Orientalist Paintings

The Shoes Make the Art

By Maria Zinser

The shoe makes the outfit. Whether you don brogues or sneakers, stilettos or boots – the choice of footwear will transform your outfit from smart to casual, glamourous to cool. Shoes are no longer just an item of basic clothing, shoes make a statement and not just since Cinderella’s glass pumps, Dorothy Gale’s ruby slippers or Carry Bradshaw’s obsession with Manolo Blahnik’s heeled sandals in Sex and the City. Andy Warhol’s Diamond Dust Shoes, 1980, recently sold at Sotheby’s London for £1,161,000, plays on exactly that fetish, arranging four elegant ladies’ shoes in a type of still-life arrangement familiar to every woman who has resorted to trying on several pairs in a panic to match her outfit. The diamond dust embellishes this otherwise conventional, even messy arrangement with a Cinderella touch.

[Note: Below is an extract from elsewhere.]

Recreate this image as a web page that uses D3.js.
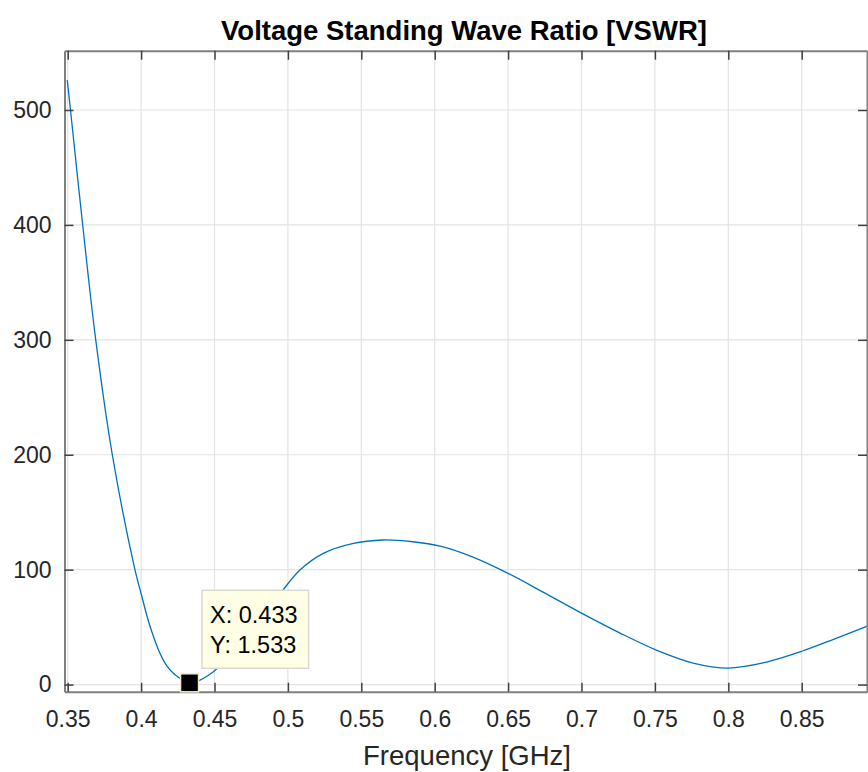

Orientalist works of art frequently feature shoes rather prominently, particularly in depictions of Muslim prayer, for which believers are required to take off their shoes, as seen in The Dhikr by Eugène Baugniès, sold at last year’s Orientalist sale for £100,000, or the upcoming work Evening Prayers by Eugène Girardet (estimated at £150,000-£200,000). The Cobbler by Jean Discart (estimated at £150,000-£200,000) presents at its centre a still life of babouches, traditional Moroccan slippers, of different colours, some plain, some embellished, in different states of disrepair. A tall wanderer in a voluminous cloak, a walking stick in hand, has stopped at the shop to have his right shoe repaired by a specialist. Both men are carefully focussed on the meticulous work of the cobbler, the quality of whose work the traveller will depend on for his onward journey.


Looking at the painting, one simply cannot get enough of the skilled rendering of different textures and close attention to detail becoming ever-more apparent upon closer inspection of the work. Another still life of two roses in a vase – a surprising addition to an otherwise humble street shop – decorates the cobbler’s little side table, which holds his box of specialist equipment and scissors. Discart explores this everyday situation with an emphasis on skilled craftsmanship and an eye for beauty in the ordinary, in a scene that nevertheless remained very exotic to his audience.


Babouche slippers in all their variations have been worn by men and women in North Africa and the Middle East for centuries, with the pointed-toe style even becoming fashionable at the 17th century French court. Since 2016, the babouche has been extremely en vogue again with luxury designers from Dolce & Gabbana and Yves Saint Laurent to fashionable high-end brands like Acne Studio and A.P.C. bringing them to the international catwalks. Thus, Discart’s work today also serves as a reminder of globalisation and cultural appropriation, visualising the inspiration that fashion continues to draw from traditional clothing.